▶ [Set task] All of the data should be output character for character, except the pictures.

▶ [Listed records]
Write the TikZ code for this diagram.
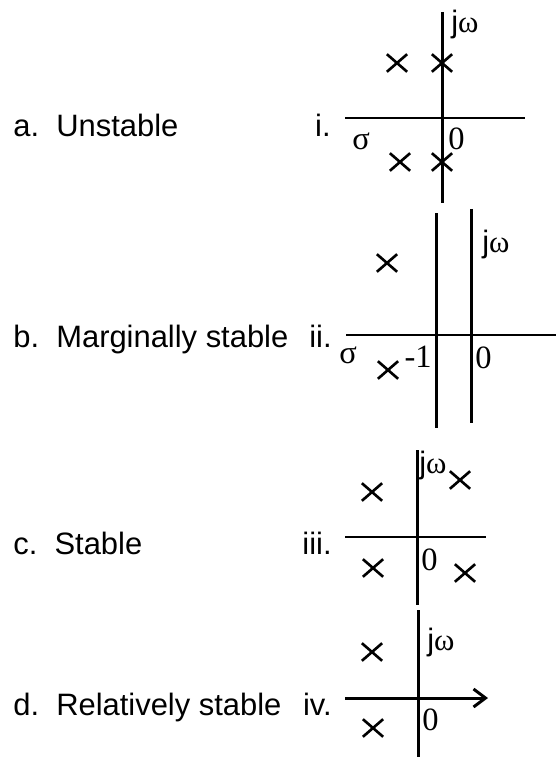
\documentclass[tikz,border=0pt]{standalone}
\usepackage{fontspec}
\setmainfont{Liberation Sans}
\newfontfamily\tmsfont{Liberation Serif}
\usetikzlibrary{arrows.meta, shapes.misc}

\tikzset{
  axis/.style={line width=1.7pt},
  pole/.style={cross out, draw, line width=1.5pt, inner sep=0pt,
    minimum width=10pt, minimum height=8.5pt},
  lbl/.style={font=\fontsize{17.6}{21}\selectfont, inner sep=0pt},
  num/.style={font=\fontsize{18.5}{21}\selectfont\tmsfont, inner sep=0pt}
}

\begin{document}
\begin{tikzpicture}[x=0.02cm, y=-0.02cm]
  \useasboundingbox (0,0) rectangle (556,760);
  % Left column: kinds of stability
  \node[lbl, anchor=base west] (unst) at (13,137) {a.~~Unstable};
  \node[lbl, anchor=base west] (marg) at (13,347) {b.~~Marginally stable};
  \node[lbl, anchor=base west] (stab) at (13,554) {c.~~Stable};
  \node[lbl, anchor=base west] (rel)  at (13,715) {d.~~Relatively stable};
  % Panel i
  \node[lbl, anchor=base east] (ni) at (331,137) {i.};
  \draw[axis] (442,12) -- (442,203);
  \draw[axis] (345,118) -- (525,118);
  \node[pole] (pa) at (397,63) {};
  \node[pole] (pb) at (442,63) {};
  \node[pole] (pc) at (400,162) {};
  \node[pole] (pd) at (442,162) {};
  \node[lbl, anchor=base west] (jwi) at (451,33) {j{\tmsfont ω}};
  \node[num, anchor=base west] (zi) at (448,150) {0};
  \node[num, anchor=base west] (si) at (352,150) {σ};
  % Panel ii
  \node[lbl, anchor=base east] (nii) at (332,347) {ii.};
  \draw[axis] (436,213) -- (436,428);
  \draw[axis] (471,209) -- (471,423);
  \draw[axis] (346,335) -- (556,335);
  \node[pole] (pe) at (387,263) {};
  \node[pole] (pf) at (388,370) {};
  \node[num, anchor=base west] (sii) at (339,363) {σ};
  \node[num, anchor=base east] (mi) at (432,367) {-1};
  \node[num, anchor=base west] (zii) at (475,368) {0};
  \node[lbl, anchor=base west] (jwii) at (482,252) {j{\tmsfont ω}};
  % Panel iii
  \node[lbl, anchor=base east] (niii) at (332,554) {iii.};
  \draw[axis] (417,450) -- (417,605);
  \draw[axis] (345,537) -- (486,537);
  \node[pole] (pg) at (372,492) {};
  \node[pole] (ph) at (460,480) {};
  \node[pole] (pk) at (373,568) {};
  \node[pole] (pl) at (465,573) {};
  \node[lbl, anchor=base west] (jwiii) at (419,473) {j{\tmsfont ω}};
  \node[num, anchor=base west] (ziii) at (421,570) {0};
  % Panel iv
  \node[lbl, anchor=base east] (niv) at (332,715) {iv.};
  \draw[axis] (418,610) -- (418,757);
  \draw[axis, -{Straight Barb[length=0.24cm, width=0.36cm]}] (345,698) -- (488,698);
  \node[pole] (pm) at (372,652) {};
  \node[pole] (pn) at (373,728) {};
  \node[lbl, anchor=base west] (jwiv) at (427,650) {j{\tmsfont ω}};
  \node[num, anchor=base west] (ziv) at (422,730) {0};
\end{tikzpicture}
\end{document}
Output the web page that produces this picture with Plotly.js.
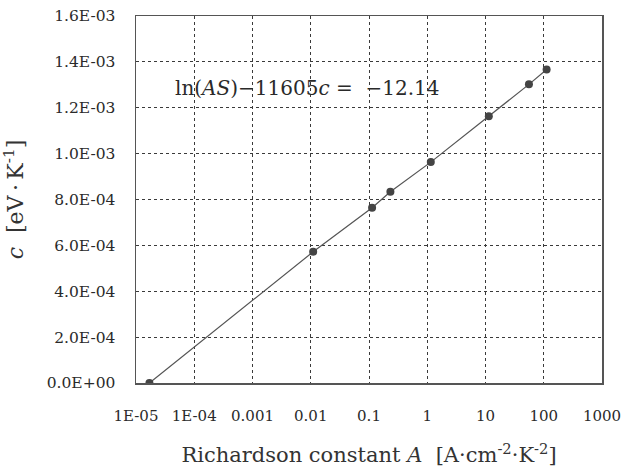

▶ [Correct result]
Write the TikZ code for this diagram.
\documentclass[tikz,border=0pt]{standalone}
\usepackage{fontspec}
\setmainfont{Liberation Sans}
\newfontfamily\tmsfont{Liberation Serif}
\usetikzlibrary{arrows.meta, shapes.misc}

\tikzset{
  axis/.style={line width=1.7pt},
  pole/.style={cross out, draw, line width=1.5pt, inner sep=0pt,
    minimum width=10pt, minimum height=8.5pt},
  lbl/.style={font=\fontsize{17.6}{21}\selectfont, inner sep=0pt},
  num/.style={font=\fontsize{18.5}{21}\selectfont\tmsfont, inner sep=0pt}
}

\begin{document}
\begin{tikzpicture}[x=0.02cm, y=-0.02cm]
  \useasboundingbox (0,0) rectangle (556,760);
  % Left column: kinds of stability
  \node[lbl, anchor=base west] (unst) at (13,137) {a.~~Unstable};
  \node[lbl, anchor=base west] (marg) at (13,347) {b.~~Marginally stable};
  \node[lbl, anchor=base west] (stab) at (13,554) {c.~~Stable};
  \node[lbl, anchor=base west] (rel)  at (13,715) {d.~~Relatively stable};
  % Panel i
  \node[lbl, anchor=base east] (ni) at (331,137) {i.};
  \draw[axis] (442,12) -- (442,203);
  \draw[axis] (345,118) -- (525,118);
  \node[pole] (pa) at (397,63) {};
  \node[pole] (pb) at (442,63) {};
  \node[pole] (pc) at (400,162) {};
  \node[pole] (pd) at (442,162) {};
  \node[lbl, anchor=base west] (jwi) at (451,33) {j{\tmsfont ω}};
  \node[num, anchor=base west] (zi) at (448,150) {0};
  \node[num, anchor=base west] (si) at (352,150) {σ};
  % Panel ii
  \node[lbl, anchor=base east] (nii) at (332,347) {ii.};
  \draw[axis] (436,213) -- (436,428);
  \draw[axis] (471,209) -- (471,423);
  \draw[axis] (346,335) -- (556,335);
  \node[pole] (pe) at (387,263) {};
  \node[pole] (pf) at (388,370) {};
  \node[num, anchor=base west] (sii) at (339,363) {σ};
  \node[num, anchor=base east] (mi) at (432,367) {-1};
  \node[num, anchor=base west] (zii) at (475,368) {0};
  \node[lbl, anchor=base west] (jwii) at (482,252) {j{\tmsfont ω}};
  % Panel iii
  \node[lbl, anchor=base east] (niii) at (332,554) {iii.};
  \draw[axis] (417,450) -- (417,605);
  \draw[axis] (345,537) -- (486,537);
  \node[pole] (pg) at (372,492) {};
  \node[pole] (ph) at (460,480) {};
  \node[pole] (pk) at (373,568) {};
  \node[pole] (pl) at (465,573) {};
  \node[lbl, anchor=base west] (jwiii) at (419,473) {j{\tmsfont ω}};
  \node[num, anchor=base west] (ziii) at (421,570) {0};
  % Panel iv
  \node[lbl, anchor=base east] (niv) at (332,715) {iv.};
  \draw[axis] (418,610) -- (418,757);
  \draw[axis, -{Straight Barb[length=0.24cm, width=0.36cm]}] (345,698) -- (488,698);
  \node[pole] (pm) at (372,652) {};
  \node[pole] (pn) at (373,728) {};
  \node[lbl, anchor=base west] (jwiv) at (427,650) {j{\tmsfont ω}};
  \node[num, anchor=base west] (ziv) at (422,730) {0};
\end{tikzpicture}
\end{document}
Output the web page that produces this picture with Plotly.js.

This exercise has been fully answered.